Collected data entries
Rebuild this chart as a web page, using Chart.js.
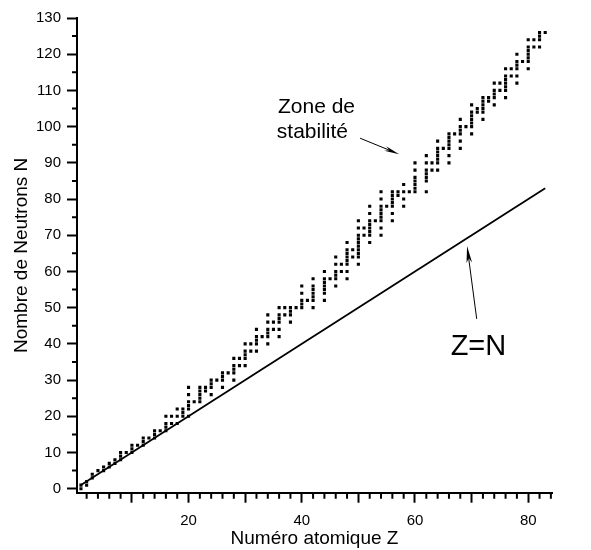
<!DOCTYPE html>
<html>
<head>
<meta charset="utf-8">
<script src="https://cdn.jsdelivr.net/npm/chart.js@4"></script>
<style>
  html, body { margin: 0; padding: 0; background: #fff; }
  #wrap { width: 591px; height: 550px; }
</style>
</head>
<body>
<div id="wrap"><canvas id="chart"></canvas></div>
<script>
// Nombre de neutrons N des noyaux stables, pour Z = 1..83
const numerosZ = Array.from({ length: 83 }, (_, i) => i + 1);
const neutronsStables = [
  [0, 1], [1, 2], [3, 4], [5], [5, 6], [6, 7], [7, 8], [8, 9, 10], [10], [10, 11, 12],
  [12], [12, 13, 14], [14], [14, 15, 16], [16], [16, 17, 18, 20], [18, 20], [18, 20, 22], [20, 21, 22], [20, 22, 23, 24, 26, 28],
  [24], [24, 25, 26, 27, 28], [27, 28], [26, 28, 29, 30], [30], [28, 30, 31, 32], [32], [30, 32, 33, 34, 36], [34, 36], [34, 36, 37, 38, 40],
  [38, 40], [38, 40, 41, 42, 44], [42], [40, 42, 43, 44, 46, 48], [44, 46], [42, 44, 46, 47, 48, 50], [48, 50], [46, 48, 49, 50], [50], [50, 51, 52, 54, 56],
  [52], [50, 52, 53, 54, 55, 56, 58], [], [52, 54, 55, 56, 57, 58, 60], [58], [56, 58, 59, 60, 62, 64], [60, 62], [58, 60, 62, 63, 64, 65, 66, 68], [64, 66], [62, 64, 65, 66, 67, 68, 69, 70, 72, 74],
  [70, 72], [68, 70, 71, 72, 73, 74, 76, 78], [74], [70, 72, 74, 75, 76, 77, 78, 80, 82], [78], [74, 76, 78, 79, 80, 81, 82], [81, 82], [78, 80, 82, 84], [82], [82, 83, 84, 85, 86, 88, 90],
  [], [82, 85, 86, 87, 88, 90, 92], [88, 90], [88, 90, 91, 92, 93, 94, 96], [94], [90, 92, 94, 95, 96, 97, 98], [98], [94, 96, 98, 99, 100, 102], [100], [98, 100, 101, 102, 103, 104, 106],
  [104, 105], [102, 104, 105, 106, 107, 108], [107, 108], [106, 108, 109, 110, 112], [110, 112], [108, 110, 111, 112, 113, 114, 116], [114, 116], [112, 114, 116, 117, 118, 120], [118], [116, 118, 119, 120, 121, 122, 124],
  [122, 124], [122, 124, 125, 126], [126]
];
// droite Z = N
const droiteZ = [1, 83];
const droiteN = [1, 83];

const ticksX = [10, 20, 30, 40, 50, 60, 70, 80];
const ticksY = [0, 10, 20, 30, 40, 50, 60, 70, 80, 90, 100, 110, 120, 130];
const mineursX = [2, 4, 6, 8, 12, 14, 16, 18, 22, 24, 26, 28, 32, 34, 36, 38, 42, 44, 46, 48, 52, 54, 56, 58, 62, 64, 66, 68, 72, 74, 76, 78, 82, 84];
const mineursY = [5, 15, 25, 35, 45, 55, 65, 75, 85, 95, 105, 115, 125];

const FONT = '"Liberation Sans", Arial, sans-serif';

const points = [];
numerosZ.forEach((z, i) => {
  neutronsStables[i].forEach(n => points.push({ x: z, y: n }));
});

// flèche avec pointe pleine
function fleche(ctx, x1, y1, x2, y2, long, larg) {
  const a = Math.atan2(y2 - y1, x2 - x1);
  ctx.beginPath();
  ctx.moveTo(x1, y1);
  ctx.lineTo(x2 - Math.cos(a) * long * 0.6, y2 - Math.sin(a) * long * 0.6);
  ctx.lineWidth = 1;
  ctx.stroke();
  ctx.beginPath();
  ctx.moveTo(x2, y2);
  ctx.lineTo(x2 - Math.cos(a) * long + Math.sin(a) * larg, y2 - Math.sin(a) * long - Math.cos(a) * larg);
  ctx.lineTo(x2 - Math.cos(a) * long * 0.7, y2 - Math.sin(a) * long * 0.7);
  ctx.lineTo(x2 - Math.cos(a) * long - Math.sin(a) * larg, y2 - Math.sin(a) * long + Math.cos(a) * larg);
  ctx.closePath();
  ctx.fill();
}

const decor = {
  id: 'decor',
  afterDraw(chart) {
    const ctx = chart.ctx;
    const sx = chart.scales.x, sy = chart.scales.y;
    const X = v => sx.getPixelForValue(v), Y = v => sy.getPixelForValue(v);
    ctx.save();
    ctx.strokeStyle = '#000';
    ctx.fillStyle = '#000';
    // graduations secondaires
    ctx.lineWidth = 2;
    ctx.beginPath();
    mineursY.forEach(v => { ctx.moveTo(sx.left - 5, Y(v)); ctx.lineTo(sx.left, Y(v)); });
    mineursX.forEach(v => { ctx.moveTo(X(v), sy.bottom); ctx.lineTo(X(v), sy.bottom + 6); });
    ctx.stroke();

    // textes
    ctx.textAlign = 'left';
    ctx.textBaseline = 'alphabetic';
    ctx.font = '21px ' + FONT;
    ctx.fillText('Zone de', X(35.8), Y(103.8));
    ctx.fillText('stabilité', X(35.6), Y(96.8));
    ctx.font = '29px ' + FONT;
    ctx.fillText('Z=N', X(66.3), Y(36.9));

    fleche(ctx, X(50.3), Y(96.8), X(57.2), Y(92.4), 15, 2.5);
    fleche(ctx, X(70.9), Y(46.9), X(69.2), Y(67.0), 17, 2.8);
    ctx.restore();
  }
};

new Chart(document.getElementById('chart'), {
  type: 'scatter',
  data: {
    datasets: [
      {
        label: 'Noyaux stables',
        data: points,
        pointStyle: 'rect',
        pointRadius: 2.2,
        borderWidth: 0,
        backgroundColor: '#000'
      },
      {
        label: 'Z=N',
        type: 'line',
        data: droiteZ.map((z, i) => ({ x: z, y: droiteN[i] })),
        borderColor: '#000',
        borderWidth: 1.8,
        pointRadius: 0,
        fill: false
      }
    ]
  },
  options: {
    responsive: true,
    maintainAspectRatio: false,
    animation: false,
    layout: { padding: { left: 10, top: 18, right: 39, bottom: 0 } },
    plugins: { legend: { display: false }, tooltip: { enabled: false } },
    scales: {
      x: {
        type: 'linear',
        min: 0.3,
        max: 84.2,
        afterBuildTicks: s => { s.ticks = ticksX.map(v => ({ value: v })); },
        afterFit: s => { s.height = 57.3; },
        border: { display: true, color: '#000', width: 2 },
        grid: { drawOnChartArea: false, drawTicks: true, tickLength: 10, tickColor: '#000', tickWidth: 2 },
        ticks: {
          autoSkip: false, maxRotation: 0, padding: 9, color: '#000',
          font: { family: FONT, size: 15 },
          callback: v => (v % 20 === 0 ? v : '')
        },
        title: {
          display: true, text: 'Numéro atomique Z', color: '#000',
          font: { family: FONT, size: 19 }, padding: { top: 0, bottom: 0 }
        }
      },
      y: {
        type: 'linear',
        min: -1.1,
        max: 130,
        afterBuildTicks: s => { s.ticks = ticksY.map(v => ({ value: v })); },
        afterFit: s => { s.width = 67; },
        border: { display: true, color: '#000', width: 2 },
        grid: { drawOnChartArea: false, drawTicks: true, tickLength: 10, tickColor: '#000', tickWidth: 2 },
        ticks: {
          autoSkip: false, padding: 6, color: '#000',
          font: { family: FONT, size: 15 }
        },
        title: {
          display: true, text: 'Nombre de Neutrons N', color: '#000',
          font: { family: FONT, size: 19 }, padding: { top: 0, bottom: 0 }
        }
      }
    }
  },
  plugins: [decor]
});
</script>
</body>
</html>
--
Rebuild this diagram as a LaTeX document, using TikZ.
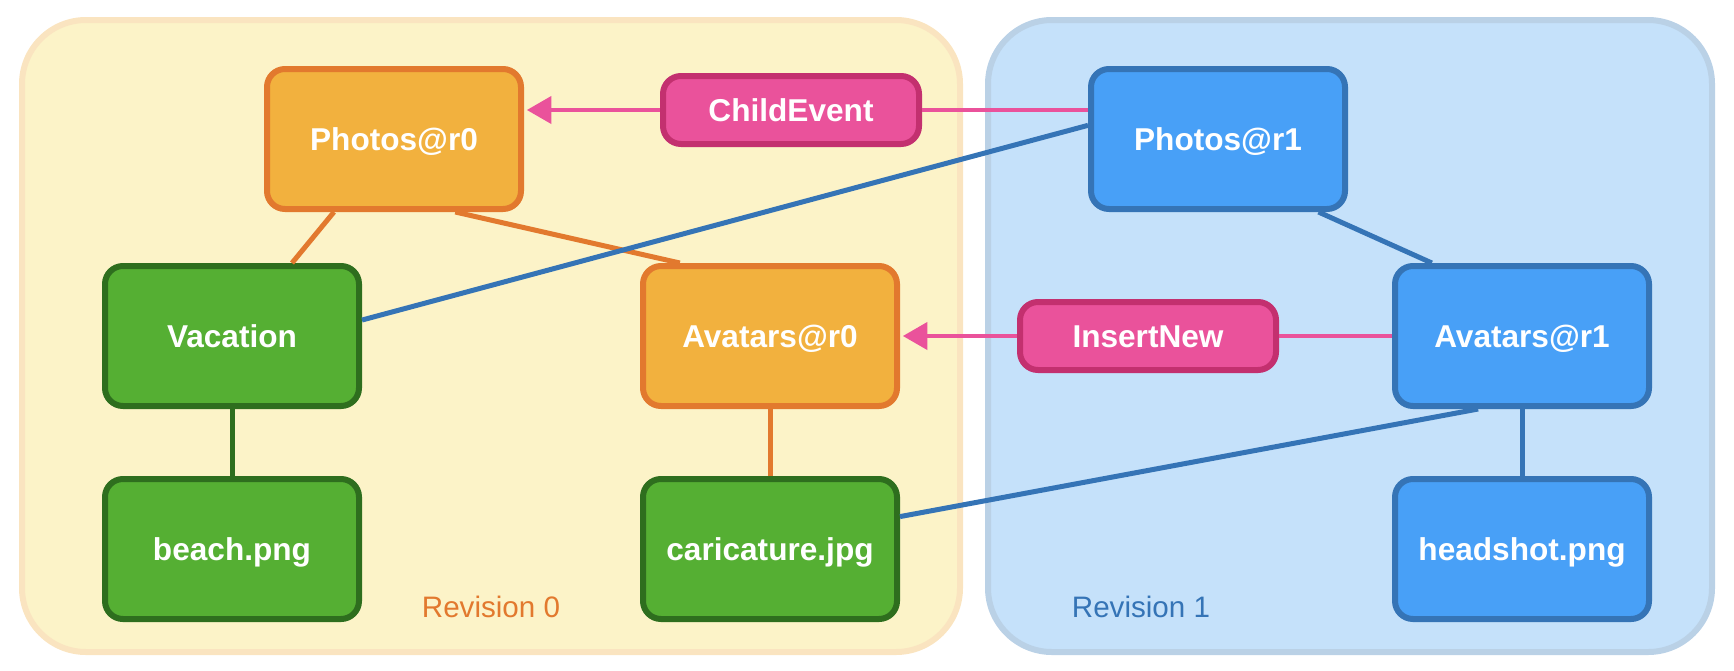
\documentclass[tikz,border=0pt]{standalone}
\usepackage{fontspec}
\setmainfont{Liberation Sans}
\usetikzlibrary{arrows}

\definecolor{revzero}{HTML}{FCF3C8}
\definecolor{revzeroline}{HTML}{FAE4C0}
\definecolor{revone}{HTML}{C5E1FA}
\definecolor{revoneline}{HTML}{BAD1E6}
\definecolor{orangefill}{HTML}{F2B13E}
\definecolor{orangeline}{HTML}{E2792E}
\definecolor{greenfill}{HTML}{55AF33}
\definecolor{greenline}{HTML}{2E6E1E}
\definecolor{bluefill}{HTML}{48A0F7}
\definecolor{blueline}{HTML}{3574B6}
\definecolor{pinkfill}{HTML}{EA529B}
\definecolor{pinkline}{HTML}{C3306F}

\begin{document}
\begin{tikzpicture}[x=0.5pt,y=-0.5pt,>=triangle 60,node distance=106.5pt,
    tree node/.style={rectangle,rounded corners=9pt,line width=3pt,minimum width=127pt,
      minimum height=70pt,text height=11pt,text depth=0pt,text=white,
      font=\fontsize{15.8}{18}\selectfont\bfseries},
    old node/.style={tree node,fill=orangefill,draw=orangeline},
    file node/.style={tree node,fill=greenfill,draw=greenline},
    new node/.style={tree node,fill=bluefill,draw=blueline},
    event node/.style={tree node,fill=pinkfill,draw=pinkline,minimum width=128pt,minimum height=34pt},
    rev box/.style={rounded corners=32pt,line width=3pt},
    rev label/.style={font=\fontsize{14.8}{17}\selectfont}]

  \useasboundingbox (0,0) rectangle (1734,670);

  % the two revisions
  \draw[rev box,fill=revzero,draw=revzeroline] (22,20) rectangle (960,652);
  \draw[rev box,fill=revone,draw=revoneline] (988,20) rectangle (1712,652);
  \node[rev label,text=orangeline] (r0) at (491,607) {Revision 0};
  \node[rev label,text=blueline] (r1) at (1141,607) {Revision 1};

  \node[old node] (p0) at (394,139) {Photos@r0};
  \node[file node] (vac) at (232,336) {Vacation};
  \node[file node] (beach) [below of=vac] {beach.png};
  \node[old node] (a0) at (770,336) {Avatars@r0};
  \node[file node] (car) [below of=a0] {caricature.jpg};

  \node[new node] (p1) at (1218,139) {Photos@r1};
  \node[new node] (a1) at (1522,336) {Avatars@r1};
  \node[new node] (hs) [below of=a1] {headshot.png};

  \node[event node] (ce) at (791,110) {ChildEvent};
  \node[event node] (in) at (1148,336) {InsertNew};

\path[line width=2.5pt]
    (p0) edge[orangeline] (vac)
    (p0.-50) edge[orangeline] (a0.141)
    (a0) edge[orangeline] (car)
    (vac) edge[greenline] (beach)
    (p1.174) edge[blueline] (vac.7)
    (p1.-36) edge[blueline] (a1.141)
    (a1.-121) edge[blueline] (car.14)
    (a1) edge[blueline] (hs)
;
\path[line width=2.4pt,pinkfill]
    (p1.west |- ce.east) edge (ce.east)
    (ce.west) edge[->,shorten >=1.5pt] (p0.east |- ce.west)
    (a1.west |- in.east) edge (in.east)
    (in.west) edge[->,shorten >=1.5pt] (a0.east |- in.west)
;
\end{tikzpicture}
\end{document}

• **TASK GOAL**: From the material above, reproduce only what runs from the line holding "Rebuild this diagram" down to the line holding "node] (hs) [below", both included, pictures excluded.

• **RESULT**:
Rebuild this diagram as a LaTeX document, using TikZ.
\documentclass[tikz,border=0pt]{standalone}
\usepackage{fontspec}
\setmainfont{Liberation Sans}
\usetikzlibrary{arrows}

\definecolor{revzero}{HTML}{FCF3C8}
\definecolor{revzeroline}{HTML}{FAE4C0}
\definecolor{revone}{HTML}{C5E1FA}
\definecolor{revoneline}{HTML}{BAD1E6}
\definecolor{orangefill}{HTML}{F2B13E}
\definecolor{orangeline}{HTML}{E2792E}
\definecolor{greenfill}{HTML}{55AF33}
\definecolor{greenline}{HTML}{2E6E1E}
\definecolor{bluefill}{HTML}{48A0F7}
\definecolor{blueline}{HTML}{3574B6}
\definecolor{pinkfill}{HTML}{EA529B}
\definecolor{pinkline}{HTML}{C3306F}

\begin{document}
\begin{tikzpicture}[x=0.5pt,y=-0.5pt,>=triangle 60,node distance=106.5pt,
    tree node/.style={rectangle,rounded corners=9pt,line width=3pt,minimum width=127pt,
      minimum height=70pt,text height=11pt,text depth=0pt,text=white,
      font=\fontsize{15.8}{18}\selectfont\bfseries},
    old node/.style={tree node,fill=orangefill,draw=orangeline},
    file node/.style={tree node,fill=greenfill,draw=greenline},
    new node/.style={tree node,fill=bluefill,draw=blueline},
    event node/.style={tree node,fill=pinkfill,draw=pinkline,minimum width=128pt,minimum height=34pt},
    rev box/.style={rounded corners=32pt,line width=3pt},
    rev label/.style={font=\fontsize{14.8}{17}\selectfont}]

  \useasboundingbox (0,0) rectangle (1734,670);

  % the two revisions
  \draw[rev box,fill=revzero,draw=revzeroline] (22,20) rectangle (960,652);
  \draw[rev box,fill=revone,draw=revoneline] (988,20) rectangle (1712,652);
  \node[rev label,text=orangeline] (r0) at (491,607) {Revision 0};
  \node[rev label,text=blueline] (r1) at (1141,607) {Revision 1};

  \node[old node] (p0) at (394,139) {Photos@r0};
  \node[file node] (vac) at (232,336) {Vacation};
  \node[file node] (beach) [below of=vac] {beach.png};
  \node[old node] (a0) at (770,336) {Avatars@r0};
  \node[file node] (car) [below of=a0] {caricature.jpg};

  \node[new node] (p1) at (1218,139) {Photos@r1};
  \node[new node] (a1) at (1522,336) {Avatars@r1};
  \node[new node] (hs) [below of=a1] {headshot.png};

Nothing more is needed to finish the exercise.